# Stated goal
Take the lines from the one with "Give me the matplotlib source for this chart." through the one with "lw=1.6, zorder=1, clip_on=False)", both ends kept, and reproduce them exactly without the pictures.

# Records shown

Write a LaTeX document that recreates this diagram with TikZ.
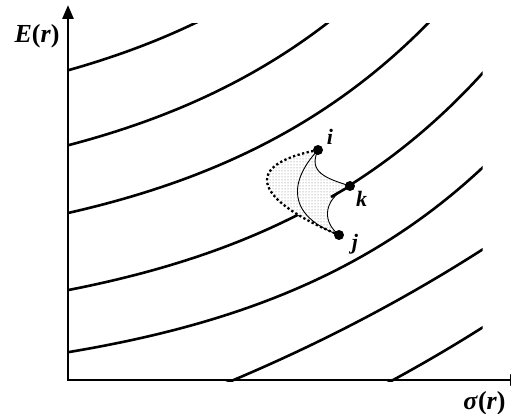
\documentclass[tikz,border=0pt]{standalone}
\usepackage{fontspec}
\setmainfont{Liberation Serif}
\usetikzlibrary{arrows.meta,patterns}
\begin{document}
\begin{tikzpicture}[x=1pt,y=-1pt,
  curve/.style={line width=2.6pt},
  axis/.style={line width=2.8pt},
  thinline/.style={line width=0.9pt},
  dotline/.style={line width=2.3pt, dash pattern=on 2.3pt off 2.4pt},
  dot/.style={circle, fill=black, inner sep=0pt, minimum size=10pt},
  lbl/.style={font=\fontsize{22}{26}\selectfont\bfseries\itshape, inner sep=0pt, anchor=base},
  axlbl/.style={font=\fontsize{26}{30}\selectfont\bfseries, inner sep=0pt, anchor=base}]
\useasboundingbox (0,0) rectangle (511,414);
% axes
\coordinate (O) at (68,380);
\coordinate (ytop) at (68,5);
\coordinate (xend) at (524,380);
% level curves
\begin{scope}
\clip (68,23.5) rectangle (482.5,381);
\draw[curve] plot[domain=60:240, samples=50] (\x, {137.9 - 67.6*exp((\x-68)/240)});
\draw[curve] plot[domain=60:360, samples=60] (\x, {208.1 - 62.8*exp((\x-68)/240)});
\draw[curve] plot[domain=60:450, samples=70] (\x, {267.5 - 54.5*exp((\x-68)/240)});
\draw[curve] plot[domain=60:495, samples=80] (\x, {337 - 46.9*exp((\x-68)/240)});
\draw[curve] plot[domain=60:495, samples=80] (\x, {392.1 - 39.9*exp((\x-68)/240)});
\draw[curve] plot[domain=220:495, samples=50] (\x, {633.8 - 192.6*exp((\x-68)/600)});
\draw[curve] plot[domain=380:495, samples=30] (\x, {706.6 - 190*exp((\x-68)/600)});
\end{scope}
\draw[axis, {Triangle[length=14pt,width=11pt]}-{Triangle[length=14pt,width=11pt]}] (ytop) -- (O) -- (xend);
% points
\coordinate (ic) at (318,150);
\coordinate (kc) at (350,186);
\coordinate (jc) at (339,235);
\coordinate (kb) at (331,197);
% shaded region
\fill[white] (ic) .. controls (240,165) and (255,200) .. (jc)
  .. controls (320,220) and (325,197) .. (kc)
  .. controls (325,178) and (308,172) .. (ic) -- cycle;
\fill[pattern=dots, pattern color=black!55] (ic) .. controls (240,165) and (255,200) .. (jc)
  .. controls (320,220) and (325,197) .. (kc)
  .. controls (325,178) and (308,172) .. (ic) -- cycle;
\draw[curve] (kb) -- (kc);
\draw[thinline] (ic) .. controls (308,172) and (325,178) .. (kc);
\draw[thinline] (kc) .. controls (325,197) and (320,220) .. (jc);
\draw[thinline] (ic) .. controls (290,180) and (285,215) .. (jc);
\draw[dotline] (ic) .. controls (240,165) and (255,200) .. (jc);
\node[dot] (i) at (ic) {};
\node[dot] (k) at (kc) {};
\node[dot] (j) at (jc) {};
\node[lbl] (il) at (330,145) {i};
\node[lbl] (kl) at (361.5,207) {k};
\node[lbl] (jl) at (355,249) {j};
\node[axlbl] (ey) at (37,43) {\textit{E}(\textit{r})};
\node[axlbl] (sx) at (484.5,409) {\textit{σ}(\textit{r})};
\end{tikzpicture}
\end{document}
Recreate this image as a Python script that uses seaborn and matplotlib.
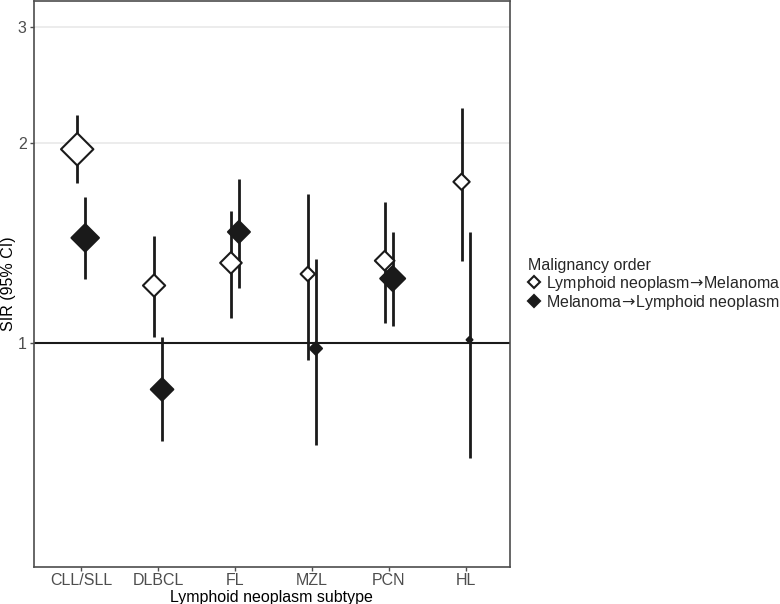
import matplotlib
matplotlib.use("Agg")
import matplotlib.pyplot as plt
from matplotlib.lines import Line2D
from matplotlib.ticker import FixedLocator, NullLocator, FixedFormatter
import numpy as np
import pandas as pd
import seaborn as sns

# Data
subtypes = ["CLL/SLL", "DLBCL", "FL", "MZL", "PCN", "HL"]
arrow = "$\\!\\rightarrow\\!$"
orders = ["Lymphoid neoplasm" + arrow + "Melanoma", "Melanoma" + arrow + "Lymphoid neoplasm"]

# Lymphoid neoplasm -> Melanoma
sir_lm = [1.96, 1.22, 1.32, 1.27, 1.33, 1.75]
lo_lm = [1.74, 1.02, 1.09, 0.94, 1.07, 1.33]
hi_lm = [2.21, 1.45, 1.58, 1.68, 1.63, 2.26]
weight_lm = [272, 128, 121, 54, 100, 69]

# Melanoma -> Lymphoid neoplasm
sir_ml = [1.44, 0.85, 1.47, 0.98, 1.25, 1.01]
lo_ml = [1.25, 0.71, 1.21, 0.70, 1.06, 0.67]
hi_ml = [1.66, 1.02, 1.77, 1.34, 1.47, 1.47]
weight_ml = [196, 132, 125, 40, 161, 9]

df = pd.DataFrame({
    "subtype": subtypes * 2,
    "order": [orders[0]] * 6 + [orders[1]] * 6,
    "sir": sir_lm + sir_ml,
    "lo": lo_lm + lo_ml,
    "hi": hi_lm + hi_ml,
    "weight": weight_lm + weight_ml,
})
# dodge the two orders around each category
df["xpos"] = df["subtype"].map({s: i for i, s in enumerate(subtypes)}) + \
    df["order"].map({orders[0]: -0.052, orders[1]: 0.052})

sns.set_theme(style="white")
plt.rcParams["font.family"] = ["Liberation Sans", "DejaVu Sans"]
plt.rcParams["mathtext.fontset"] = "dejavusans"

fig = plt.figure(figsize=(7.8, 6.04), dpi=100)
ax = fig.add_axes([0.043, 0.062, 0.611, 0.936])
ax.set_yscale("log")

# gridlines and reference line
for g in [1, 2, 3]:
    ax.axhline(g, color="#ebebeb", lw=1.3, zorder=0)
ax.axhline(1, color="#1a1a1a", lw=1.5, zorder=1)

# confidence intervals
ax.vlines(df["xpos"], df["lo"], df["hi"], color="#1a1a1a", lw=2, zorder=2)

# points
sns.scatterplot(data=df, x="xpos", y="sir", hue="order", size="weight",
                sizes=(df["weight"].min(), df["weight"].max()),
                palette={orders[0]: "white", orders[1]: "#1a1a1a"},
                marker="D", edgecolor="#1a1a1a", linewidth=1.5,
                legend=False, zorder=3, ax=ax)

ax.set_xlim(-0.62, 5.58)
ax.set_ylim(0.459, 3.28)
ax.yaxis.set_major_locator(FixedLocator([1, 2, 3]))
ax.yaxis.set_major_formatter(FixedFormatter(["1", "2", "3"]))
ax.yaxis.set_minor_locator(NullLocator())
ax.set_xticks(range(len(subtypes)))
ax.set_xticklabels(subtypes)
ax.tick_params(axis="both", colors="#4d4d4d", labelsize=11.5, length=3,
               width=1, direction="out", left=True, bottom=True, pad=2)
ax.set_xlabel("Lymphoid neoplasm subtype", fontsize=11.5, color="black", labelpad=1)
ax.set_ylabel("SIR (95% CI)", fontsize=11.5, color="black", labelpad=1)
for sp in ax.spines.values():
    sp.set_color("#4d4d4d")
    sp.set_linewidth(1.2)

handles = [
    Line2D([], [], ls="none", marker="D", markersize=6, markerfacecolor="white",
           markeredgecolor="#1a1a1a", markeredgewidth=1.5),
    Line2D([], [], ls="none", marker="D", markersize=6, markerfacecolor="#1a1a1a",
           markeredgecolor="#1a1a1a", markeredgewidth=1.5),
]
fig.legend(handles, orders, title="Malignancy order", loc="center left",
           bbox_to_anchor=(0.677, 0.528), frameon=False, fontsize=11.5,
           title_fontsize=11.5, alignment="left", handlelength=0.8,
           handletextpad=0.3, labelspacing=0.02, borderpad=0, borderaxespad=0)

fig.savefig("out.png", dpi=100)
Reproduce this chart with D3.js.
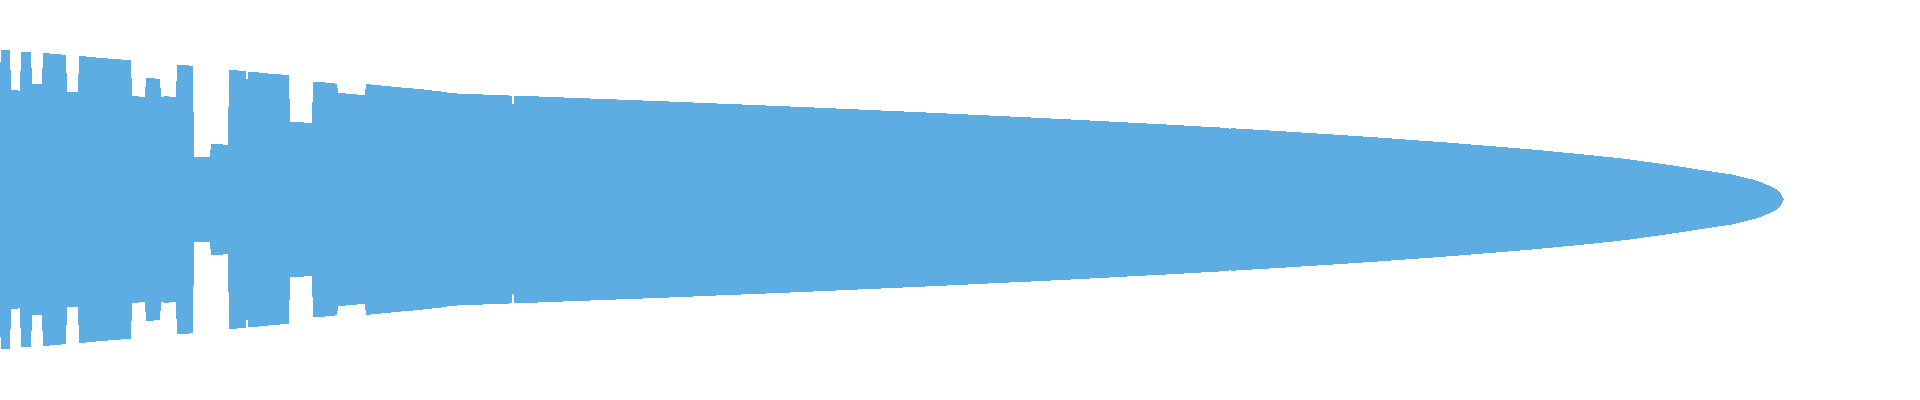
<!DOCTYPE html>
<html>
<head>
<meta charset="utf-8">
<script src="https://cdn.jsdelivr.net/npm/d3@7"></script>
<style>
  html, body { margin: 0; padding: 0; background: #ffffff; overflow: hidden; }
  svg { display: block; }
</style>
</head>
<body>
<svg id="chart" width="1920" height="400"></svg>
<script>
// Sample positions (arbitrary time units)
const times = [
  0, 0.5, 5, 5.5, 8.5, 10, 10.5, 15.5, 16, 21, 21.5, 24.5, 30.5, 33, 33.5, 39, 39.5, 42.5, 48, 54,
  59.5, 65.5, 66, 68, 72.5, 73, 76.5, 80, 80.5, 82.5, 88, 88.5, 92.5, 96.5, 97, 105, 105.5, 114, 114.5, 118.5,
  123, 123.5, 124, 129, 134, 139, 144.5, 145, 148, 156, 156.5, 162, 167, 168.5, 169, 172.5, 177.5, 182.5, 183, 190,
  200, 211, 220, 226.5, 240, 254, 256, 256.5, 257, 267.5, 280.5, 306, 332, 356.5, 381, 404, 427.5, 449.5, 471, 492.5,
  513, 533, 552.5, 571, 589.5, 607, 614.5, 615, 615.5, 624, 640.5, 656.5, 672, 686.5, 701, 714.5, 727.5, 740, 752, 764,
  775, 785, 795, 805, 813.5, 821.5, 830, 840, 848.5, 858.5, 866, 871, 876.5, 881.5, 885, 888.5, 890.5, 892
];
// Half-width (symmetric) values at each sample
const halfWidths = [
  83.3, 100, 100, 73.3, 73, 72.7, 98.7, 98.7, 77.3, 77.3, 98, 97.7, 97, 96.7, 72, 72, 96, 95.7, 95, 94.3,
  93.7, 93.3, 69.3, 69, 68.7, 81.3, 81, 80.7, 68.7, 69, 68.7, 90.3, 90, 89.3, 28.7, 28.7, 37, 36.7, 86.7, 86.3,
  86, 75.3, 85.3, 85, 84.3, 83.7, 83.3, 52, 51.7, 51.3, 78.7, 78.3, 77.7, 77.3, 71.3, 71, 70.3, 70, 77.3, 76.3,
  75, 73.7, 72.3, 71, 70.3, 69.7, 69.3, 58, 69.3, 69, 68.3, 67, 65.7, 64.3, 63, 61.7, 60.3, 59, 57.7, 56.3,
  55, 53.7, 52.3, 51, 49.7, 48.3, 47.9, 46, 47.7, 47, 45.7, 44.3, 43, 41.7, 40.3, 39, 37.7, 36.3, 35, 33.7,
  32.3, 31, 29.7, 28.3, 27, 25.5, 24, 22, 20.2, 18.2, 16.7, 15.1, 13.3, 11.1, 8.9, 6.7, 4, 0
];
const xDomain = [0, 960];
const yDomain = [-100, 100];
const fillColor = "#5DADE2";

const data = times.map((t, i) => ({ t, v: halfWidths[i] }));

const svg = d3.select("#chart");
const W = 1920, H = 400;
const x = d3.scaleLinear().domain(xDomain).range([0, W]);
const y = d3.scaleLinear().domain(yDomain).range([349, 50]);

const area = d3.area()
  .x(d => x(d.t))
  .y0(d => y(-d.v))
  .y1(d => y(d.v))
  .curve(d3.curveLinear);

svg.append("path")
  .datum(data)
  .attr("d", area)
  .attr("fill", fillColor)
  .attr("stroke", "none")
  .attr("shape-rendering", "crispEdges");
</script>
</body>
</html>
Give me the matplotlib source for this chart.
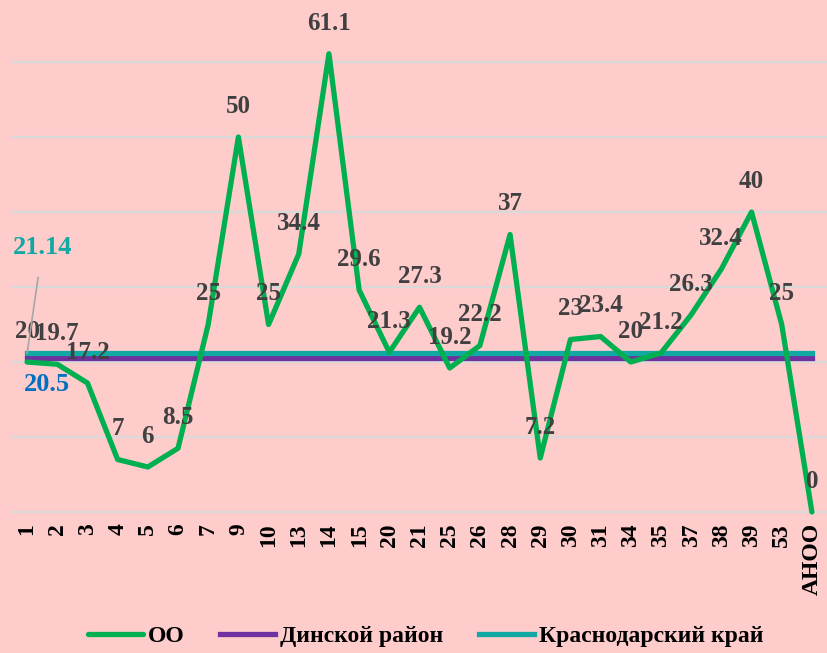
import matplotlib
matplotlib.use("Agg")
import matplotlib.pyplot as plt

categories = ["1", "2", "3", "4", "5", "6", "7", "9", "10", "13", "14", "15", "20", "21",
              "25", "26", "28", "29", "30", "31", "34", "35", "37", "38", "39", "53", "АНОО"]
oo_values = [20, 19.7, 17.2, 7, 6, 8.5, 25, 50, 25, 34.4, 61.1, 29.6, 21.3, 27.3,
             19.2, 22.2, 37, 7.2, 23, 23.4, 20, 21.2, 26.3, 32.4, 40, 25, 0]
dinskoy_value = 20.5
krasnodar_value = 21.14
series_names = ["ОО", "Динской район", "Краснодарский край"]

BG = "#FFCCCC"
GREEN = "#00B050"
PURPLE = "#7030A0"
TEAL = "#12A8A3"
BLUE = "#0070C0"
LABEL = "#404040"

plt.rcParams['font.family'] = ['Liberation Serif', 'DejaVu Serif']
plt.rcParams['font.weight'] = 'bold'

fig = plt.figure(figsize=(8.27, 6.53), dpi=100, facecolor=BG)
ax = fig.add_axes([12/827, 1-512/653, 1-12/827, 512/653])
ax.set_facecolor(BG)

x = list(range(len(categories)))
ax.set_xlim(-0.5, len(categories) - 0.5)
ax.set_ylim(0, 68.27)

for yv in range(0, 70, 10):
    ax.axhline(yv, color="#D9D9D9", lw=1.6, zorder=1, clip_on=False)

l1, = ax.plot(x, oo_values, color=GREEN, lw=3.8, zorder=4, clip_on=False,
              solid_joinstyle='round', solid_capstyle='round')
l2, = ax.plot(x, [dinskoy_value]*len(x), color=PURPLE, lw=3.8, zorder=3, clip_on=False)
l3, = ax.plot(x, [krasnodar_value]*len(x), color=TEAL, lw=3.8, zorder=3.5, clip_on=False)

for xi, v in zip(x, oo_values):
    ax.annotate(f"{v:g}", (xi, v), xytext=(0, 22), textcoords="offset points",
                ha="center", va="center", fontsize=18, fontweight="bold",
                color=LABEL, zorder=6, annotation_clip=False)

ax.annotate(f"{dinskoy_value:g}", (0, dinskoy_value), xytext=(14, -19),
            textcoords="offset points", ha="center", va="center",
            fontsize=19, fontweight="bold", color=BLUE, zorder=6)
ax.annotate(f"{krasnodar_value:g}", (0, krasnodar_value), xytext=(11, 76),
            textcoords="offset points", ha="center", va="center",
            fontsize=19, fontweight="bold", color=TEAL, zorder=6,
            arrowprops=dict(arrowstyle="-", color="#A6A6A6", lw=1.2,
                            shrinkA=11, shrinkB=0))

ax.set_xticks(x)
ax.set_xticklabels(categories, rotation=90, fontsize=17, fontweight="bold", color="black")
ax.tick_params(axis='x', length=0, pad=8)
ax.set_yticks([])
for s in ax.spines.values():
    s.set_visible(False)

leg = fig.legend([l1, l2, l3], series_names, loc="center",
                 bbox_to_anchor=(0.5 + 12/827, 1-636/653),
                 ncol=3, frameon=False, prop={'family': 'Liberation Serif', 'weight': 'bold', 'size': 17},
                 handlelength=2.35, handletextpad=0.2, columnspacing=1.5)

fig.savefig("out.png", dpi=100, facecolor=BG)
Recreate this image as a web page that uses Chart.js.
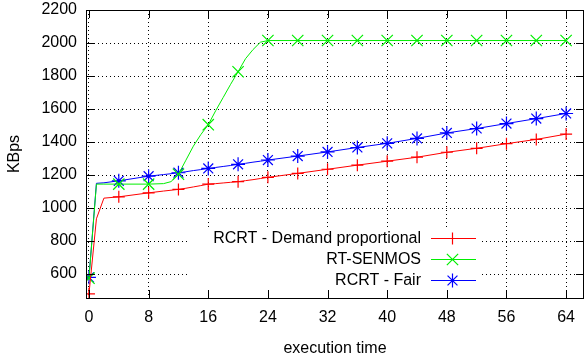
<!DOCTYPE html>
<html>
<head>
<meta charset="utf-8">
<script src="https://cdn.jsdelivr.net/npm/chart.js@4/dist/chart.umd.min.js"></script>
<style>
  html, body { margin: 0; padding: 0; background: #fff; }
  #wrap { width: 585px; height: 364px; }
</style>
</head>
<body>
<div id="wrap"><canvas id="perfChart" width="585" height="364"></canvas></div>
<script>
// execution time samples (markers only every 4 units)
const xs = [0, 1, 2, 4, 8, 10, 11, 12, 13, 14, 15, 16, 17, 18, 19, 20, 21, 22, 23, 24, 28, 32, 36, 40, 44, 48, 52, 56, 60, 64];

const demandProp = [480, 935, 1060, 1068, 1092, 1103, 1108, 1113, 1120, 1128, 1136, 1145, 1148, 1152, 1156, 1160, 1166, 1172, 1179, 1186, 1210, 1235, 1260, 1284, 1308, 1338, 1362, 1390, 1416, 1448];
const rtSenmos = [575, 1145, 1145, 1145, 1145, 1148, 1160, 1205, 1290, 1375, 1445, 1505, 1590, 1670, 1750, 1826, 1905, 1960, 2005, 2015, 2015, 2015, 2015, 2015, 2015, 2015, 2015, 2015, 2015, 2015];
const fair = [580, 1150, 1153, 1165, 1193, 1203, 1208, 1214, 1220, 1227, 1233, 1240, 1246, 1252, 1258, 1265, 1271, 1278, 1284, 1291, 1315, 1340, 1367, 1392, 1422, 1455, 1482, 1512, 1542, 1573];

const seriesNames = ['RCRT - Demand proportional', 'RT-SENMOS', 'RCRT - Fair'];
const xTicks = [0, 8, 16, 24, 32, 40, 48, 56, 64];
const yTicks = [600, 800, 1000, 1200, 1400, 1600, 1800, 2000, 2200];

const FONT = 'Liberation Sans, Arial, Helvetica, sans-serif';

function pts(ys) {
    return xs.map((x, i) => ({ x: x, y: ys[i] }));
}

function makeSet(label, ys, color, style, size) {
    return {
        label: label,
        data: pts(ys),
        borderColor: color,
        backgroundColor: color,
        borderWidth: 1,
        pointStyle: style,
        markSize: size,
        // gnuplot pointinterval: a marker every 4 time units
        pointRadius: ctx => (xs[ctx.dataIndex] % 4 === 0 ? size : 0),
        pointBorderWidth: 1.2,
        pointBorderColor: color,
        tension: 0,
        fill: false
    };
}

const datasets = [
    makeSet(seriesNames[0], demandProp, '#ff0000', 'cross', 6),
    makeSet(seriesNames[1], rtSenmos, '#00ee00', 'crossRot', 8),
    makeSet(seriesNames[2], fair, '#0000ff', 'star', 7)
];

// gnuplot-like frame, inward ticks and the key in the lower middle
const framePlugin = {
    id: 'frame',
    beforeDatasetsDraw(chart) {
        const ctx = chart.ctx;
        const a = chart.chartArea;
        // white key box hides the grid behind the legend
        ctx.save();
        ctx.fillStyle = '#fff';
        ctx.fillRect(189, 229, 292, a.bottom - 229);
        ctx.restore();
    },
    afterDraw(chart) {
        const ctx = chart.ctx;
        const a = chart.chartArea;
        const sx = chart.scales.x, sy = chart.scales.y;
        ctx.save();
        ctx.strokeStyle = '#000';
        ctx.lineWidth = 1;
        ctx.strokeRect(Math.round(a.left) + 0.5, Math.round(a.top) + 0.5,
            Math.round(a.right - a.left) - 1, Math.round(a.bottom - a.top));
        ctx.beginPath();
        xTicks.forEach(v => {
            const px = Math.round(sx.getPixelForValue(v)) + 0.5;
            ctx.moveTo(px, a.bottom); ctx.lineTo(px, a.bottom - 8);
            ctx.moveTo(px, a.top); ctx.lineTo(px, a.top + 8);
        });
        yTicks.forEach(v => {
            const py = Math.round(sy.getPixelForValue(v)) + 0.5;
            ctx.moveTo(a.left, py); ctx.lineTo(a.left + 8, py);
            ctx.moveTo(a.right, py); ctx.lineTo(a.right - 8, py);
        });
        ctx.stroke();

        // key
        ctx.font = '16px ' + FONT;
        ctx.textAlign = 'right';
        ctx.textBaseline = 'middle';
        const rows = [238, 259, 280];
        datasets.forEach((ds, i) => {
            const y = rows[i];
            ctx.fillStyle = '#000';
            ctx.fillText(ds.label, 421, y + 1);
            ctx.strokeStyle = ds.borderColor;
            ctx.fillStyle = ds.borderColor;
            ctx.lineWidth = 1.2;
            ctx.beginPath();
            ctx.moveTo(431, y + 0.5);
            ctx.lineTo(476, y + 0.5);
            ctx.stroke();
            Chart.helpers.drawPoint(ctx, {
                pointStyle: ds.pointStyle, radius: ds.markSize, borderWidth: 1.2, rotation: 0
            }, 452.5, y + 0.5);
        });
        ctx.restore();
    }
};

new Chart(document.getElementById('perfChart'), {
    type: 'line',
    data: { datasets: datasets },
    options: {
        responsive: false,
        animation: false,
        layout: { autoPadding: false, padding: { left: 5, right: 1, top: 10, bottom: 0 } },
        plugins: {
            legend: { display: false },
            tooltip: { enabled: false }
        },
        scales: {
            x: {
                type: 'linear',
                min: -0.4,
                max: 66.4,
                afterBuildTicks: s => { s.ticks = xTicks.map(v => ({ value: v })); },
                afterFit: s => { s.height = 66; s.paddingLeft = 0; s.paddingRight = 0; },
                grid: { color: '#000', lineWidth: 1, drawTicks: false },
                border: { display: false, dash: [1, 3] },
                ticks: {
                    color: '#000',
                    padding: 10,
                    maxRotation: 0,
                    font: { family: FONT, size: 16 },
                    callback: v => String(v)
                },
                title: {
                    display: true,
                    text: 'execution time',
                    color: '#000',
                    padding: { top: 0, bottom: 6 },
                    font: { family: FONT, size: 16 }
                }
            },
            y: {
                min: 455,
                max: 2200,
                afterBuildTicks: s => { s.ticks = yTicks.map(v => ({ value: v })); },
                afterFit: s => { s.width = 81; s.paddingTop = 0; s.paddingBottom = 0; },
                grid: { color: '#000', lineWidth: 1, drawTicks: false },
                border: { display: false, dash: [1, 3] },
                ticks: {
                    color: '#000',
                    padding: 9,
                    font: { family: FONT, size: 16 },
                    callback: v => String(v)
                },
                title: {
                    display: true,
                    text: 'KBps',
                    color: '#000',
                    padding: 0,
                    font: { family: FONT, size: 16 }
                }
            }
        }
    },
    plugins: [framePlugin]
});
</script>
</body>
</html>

# Written response
Give me the matplotlib source for this chart.
import matplotlib
matplotlib.use("Agg")
import matplotlib.pyplot as plt

categories = ["1", "2", "3", "4", "5", "6", "7", "9", "10", "13", "14", "15", "20", "21",
              "25", "26", "28", "29", "30", "31", "34", "35", "37", "38", "39", "53", "АНОО"]
oo_values = [20, 19.7, 17.2, 7, 6, 8.5, 25, 50, 25, 34.4, 61.1, 29.6, 21.3, 27.3,
             19.2, 22.2, 37, 7.2, 23, 23.4, 20, 21.2, 26.3, 32.4, 40, 25, 0]
dinskoy_value = 20.5
krasnodar_value = 21.14
series_names = ["ОО", "Динской район", "Краснодарский край"]

BG = "#FFCCCC"
GREEN = "#00B050"
PURPLE = "#7030A0"
TEAL = "#12A8A3"
BLUE = "#0070C0"
LABEL = "#404040"

plt.rcParams['font.family'] = ['Liberation Serif', 'DejaVu Serif']
plt.rcParams['font.weight'] = 'bold'

fig = plt.figure(figsize=(8.27, 6.53), dpi=100, facecolor=BG)
ax = fig.add_axes([12/827, 1-512/653, 1-12/827, 512/653])
ax.set_facecolor(BG)

x = list(range(len(categories)))
ax.set_xlim(-0.5, len(categories) - 0.5)
ax.set_ylim(0, 68.27)

for yv in range(0, 70, 10):
    ax.axhline(yv, color="#D9D9D9", lw=1.6, zorder=1, clip_on=False)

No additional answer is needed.